Fishing v. Phishing – Dangers of Gossip

Not all girls are outdoorsy types, but have you ever had an outdoor experience that made you feel like one with nature? Like you were a part of what was happening in the serene world that others may never see? I had an experience like that a few years ago when I went salmon fishing in Upstate New York. The fall foliage glowed in ribbons of crimson and gold. Each morning we waded out to the middle of the river as soon as the sun began to rise above the trees. Bird calls and rushing water were nature’s symphony playing encore after encore. And occasionally there’d be an off-beat thump as someone cast for new positioning of their line.

Standing waist-deep in the water, feeling the warmth of the sun overpowering the cold air and snowflakes, hearing only the peaceful rhythm of nature–it was like nothing I had ever imagined. For a brief time, we were an integral part of that mysterious world. And then chaos cut in. A fish would bite, the fight between beast and angler ensued, and everyone cheered as the fisherman (or fishergirl) wrestled with reel and line to land the monster fish before it broke free. It was bittersweet. Yes, the salmon were on their way upstream to spawn and then die. But we were interceding in the process to the detriment of the fish we admired.

There’s another kind of phishing that can hurt people we like and admire.

I don’t mean phishing where we try to get someone’s online passwords or credit card info. I’m suggesting that a lot of us go phishing for personal details about close friends and colleagues that we then feed to others as gossip.

Whether we get the insider information because we’re a trusted friend or because we’re the only one around to listen, we learn juicy tidbits that are too good to keep to ourselves.

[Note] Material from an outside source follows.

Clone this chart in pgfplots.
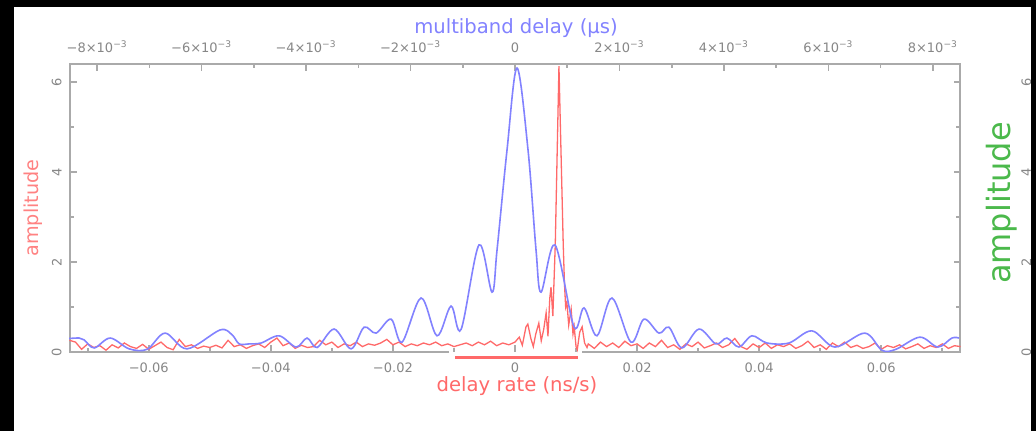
\documentclass[border=0pt]{standalone}
\usepackage{fontspec}
\setmainfont{DejaVu Sans}
\usepackage{pgfplots}
\pgfplotsset{compat=1.18}

\definecolor{axgrey}{RGB}{170,170,170}
\definecolor{lblgrey}{RGB}{135,135,135}
\definecolor{mbblue}{RGB}{130,130,255}
\definecolor{drred}{RGB}{255,105,105}
\definecolor{amppink}{RGB}{255,130,130}
\definecolor{ampgreen}{RGB}{75,185,75}

\pgfplotsset{
  fringeframe/.style={
    at={(35pt,-176pt)}, anchor=south west,
    width=445pt, height=144pt, scale only axis,
    ymin=0, ymax=6.4, clip=false,
    axis line style={draw=none},
    scaled x ticks=false, scaled y ticks=false,
    tick align=inside,
    major tick length=3.25pt, minor tick length=2pt,
    tick style={axgrey, line width=0.8pt},
    ytick={0,2,4,6}, minor ytick={1,3,5},
    yticklabels={0,2,4,6},
    tick label style={font=\fontsize{6.5}{7}\selectfont, text=lblgrey, inner sep=0pt},
  }
}

\begin{document}
\begin{tikzpicture}
\fill[white] (0,0) rectangle (518pt,-215.5pt);

% delay rate (bottom axis), red
\begin{axis}[fringeframe,
  xmin=-0.0729, xmax=0.0729,
  xtick={-0.06,-0.04,-0.02,0,0.02,0.04,0.06},
  minor xtick={-0.07,-0.05,-0.03,-0.01,0.01,0.03,0.05,0.07},
  xticklabels={−0.06,−0.04,−0.02,0,0.02,0.04,0.06},
  xtick pos=left, xticklabel pos=left,
  ytick pos=left, yticklabel pos=left,
  xticklabel style={anchor=north, yshift=-5pt},
  yticklabel style={xshift=-4pt, rotate=90, anchor=south},
]
\draw[axgrey, line width=0.9pt] (axis cs:-0.0108,0) -- (rel axis cs:0,0) -- (rel axis cs:0,1)
  -- (rel axis cs:1,1) -- (rel axis cs:1,0) -- (axis cs:0.0110,0);
\addplot[drred, line width=0.65pt] coordinates {
(-0.073,0.26) (-0.072,0.22) (-0.071,0.06) (-0.070,0.18) (-0.069,0.10) (-0.068,0.14)
(-0.067,0.04) (-0.066,0.16) (-0.065,0.09) (-0.064,0.20) (-0.063,0.12) (-0.062,0.08)
(-0.061,0.17) (-0.060,0.06) (-0.059,0.14) (-0.058,0.22) (-0.057,0.10) (-0.056,0.05)
(-0.055,0.28) (-0.054,0.12) (-0.053,0.16) (-0.052,0.08) (-0.051,0.13) (-0.050,0.10)
(-0.049,0.15) (-0.048,0.09) (-0.047,0.26) (-0.046,0.12) (-0.045,0.16) (-0.044,0.08)
(-0.043,0.14) (-0.042,0.18) (-0.041,0.10) (-0.040,0.22) (-0.039,0.31) (-0.038,0.14)
(-0.037,0.20) (-0.036,0.08) (-0.035,0.15) (-0.034,0.10) (-0.033,0.12) (-0.032,0.26)
(-0.031,0.16) (-0.030,0.22) (-0.029,0.10) (-0.028,0.18) (-0.027,0.14) (-0.026,0.22)
(-0.025,0.12) (-0.024,0.18) (-0.023,0.15) (-0.022,0.20) (-0.021,0.28) (-0.020,0.16)
(-0.019,0.22) (-0.018,0.12) (-0.017,0.18) (-0.016,0.14) (-0.015,0.20) (-0.014,0.16)
(-0.013,0.22) (-0.012,0.14) (-0.011,0.18) (-0.010,0.12) (-0.009,0.16) (-0.008,0.20)
(-0.007,0.14) (-0.006,0.22) (-0.005,0.16) (-0.004,0.24) (-0.003,0.14) (-0.002,0.20)
(-0.001,0.16) (0.000,0.22)
(0.0007,0.33) (0.0012,0.15) (0.0018,0.56) (0.0021,0.62) (0.0026,0.30) (0.0030,0.12)
(0.0034,0.40) (0.0039,0.64) (0.0043,0.25) (0.0047,0.50) (0.0051,0.87) (0.0054,0.35)
(0.0057,1.20) (0.0059,1.44) (0.0062,0.80) (0.0066,2.40) (0.0072,6.35) (0.0079,2.40)
(0.0081,1.53) (0.0083,1.00) (0.0085,1.10) (0.0088,0.60) (0.0092,0.95) (0.0095,0.40)
(0.0097,0.56) (0.0100,0.12) (0.0102,0.05) (0.0106,0.44) (0.0110,0.56) (0.0114,0.20)
(0.0118,0.10)
(0.012,0.18) (0.013,0.08) (0.014,0.22) (0.015,0.12) (0.016,0.20) (0.017,0.10)
(0.018,0.24) (0.019,0.14) (0.020,0.18) (0.021,0.08) (0.022,0.20) (0.023,0.12)
(0.024,0.26) (0.025,0.10) (0.026,0.16) (0.027,0.06) (0.028,0.18) (0.029,0.12)
(0.030,0.22) (0.031,0.09) (0.032,0.14) (0.033,0.20) (0.034,0.10) (0.035,0.16)
(0.036,0.30) (0.037,0.12) (0.038,0.06) (0.039,0.18) (0.040,0.10) (0.041,0.20)
(0.042,0.08) (0.043,0.16) (0.044,0.12) (0.045,0.18) (0.046,0.08) (0.047,0.14)
(0.048,0.24) (0.049,0.10) (0.050,0.16) (0.051,0.06) (0.052,0.20) (0.053,0.12)
(0.054,0.22) (0.055,0.10) (0.056,0.15) (0.057,0.08) (0.058,0.12) (0.059,0.20)
(0.060,0.06) (0.061,0.14) (0.062,0.10) (0.063,0.16) (0.064,0.07) (0.065,0.12)
(0.066,0.18) (0.067,0.08) (0.068,0.14) (0.069,0.10) (0.070,0.18) (0.071,0.08)
(0.072,0.14) (0.073,0.12)
};
% delay-rate search window
\addplot[drred, line width=1.5pt] coordinates {(-0.0098,-0.133) (0.0103,-0.133)};
\end{axis}

% multiband delay (top axis), blue
\begin{axis}[fringeframe,
  xmin=-8.52e-3, xmax=8.52e-3,
  xtick={-8e-3,-6e-3,-4e-3,-2e-3,0,2e-3,4e-3,6e-3,8e-3},
  minor xtick={-7e-3,-5e-3,-3e-3,-1e-3,1e-3,3e-3,5e-3,7e-3},
  xticklabels={−8×10\textsuperscript{−3},−6×10\textsuperscript{−3},−4×10\textsuperscript{−3},−2×10\textsuperscript{−3},0,2×10\textsuperscript{−3},4×10\textsuperscript{−3},6×10\textsuperscript{−3},8×10\textsuperscript{−3}},
  xtick pos=right, xticklabel pos=right,
  ytick pos=right, yticklabel pos=right,
  xticklabel style={anchor=south, yshift=5.5pt},
  yticklabel style={xshift=30.5pt, rotate=90, anchor=north},
]
\addplot[mbblue, line width=0.8pt, smooth, tension=0.55] coordinates {
(-8.536e-3,0.30) (-8.344e-3,0.31) (-8.249e-3,0.27) (-8.057e-3,0.09) (-7.751e-3,0.31)
(-7.388e-3,0.07) (-7.043e-3,0.06) (-6.699e-3,0.42) (-6.278e-3,0.07) (-5.646e-3,0.49)
(-5.416e-3,0.38) (-5.282e-3,0.18) (-5.091e-3,0.18) (-4.861e-3,0.20) (-4.517e-3,0.36)
(-4.191e-3,0.11) (-3.981e-3,0.31) (-3.789e-3,0.10) (-3.464e-3,0.51) (-3.139e-3,0.07)
(-2.890e-3,0.55) (-2.660e-3,0.42) (-2.373e-3,0.73) (-2.163e-3,0.22) (-1.799e-3,1.20)
(-1.493e-3,0.36) (-1.225e-3,1.02) (-1.033e-3,0.50) (-0.689e-3,2.38) (-0.440e-3,1.33)
(-0.344e-3,2.27) (-0.153e-3,4.49) (0.038e-3,6.31) (0.249e-3,4.49) (0.402e-3,2.27)
(0.498e-3,1.33) (0.766e-3,2.38) (1.129e-3,0.56) (1.321e-3,0.98) (1.569e-3,0.36)
(1.856e-3,1.20) (2.220e-3,0.22) (2.469e-3,0.73) (2.756e-3,0.42) (2.947e-3,0.55)
(3.196e-3,0.09) (3.522e-3,0.51) (3.847e-3,0.18) (4.057e-3,0.31) (4.287e-3,0.11)
(4.536e-3,0.36) (4.823e-3,0.20) (5.244e-3,0.20) (5.684e-3,0.47) (6.124e-3,0.11)
(6.699e-3,0.42) (7.024e-3,0.04) (7.292e-3,0.06) (7.751e-3,0.33) (8.096e-3,0.11)
(8.364e-3,0.31) (8.498e-3,0.31)
};
\end{axis}

\node[mbblue, font=\fontsize{9.8}{11}\selectfont] at (258pt,-14pt) {multiband delay (µs)};
\node[drred, font=\fontsize{9.8}{11}\selectfont] at (258.5pt,-193pt) {delay rate (ns/s)};
\node[amppink, rotate=90, font=\fontsize{9.6}{11}\selectfont] at (16.5pt,-104pt) {amplitude};
\node[ampgreen, rotate=90, font=\fontsize{16}{18}\selectfont] at (501pt,-101.5pt) {amplitude};

\fill[black] (0,0) rectangle (518pt,-3.5pt);
\fill[black] (0,0) rectangle (7pt,-215.5pt);
\fill[black] (515.5pt,0) rectangle (518pt,-215.5pt);
\pgfresetboundingbox
\path (0,0) rectangle (518pt,-215.5pt);
\end{tikzpicture}
\end{document}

Even if we’ve agreed not to tell, we decide it’s still okay to share a few details with one or two people. But then they tell two friends. And so on, and so on.

Sometimes we’re asking others to pray for that person. Sometimes we’re telling friends what’s happening so they’re in the know. Sometimes we’re laughing about it with other people behind the back of the one who’s struggling.

There’s a fine line between pertinent information others need to know and gossip.

Gossip hurts people. It hurts their reputation. It divulges personal information that isn’t common knowledge, and shouldn’t be. It causes rifts when someone finds out something they weren’t meant to know.

Gossip hurts friendships. It betrays trust. It wounds those we care about. It makes our friend vulnerable, because others know too much about their personal situation.

Gossip can’t be retrieved. Once it’s out of our mouths, it’s out of our control.

Even if we aren’t malicious in our sharing of someone’s personal details, it can have the same effect as dirty gossip. Have you heard the saying, “Loose lips sink ships”? I don’t know where it originated, but it confirms that I don’t want to be on the gossip boat. So let’s honor our friends and be deserving of their trust. Let’s think about what they would tell others, and what they wouldn’t, and respect their boundaries. Let’s protect their privacy and their reputation by limiting what we share with others, even in prayer requests. God knows everything about their situation. Other people don’t need to.

Here’s the litmus test: If we wouldn’t share the details of someone’s situation if they were standing next to us, then we shouldn’t share the details at all.

“Troublemakers start fights; gossips break up friendships.” Proverbs 16:28 (MSG)

May I pray?

Jesus, we know gossiping about others is wrong, and sometimes we don’t realize that’s just what we’re doing until it’s too late. Help us to think before we speak. Help us to carefully weigh the potential hurt we could cause, and how our friend would feel if they knew we had shared the details of their situation. May we honor others in what we say, and what we don’t say. May we be the kind of trustworthy friends that we wish others would be for us. Amen.

Q4U: What helps you decide whether or not to share personal details about someone else?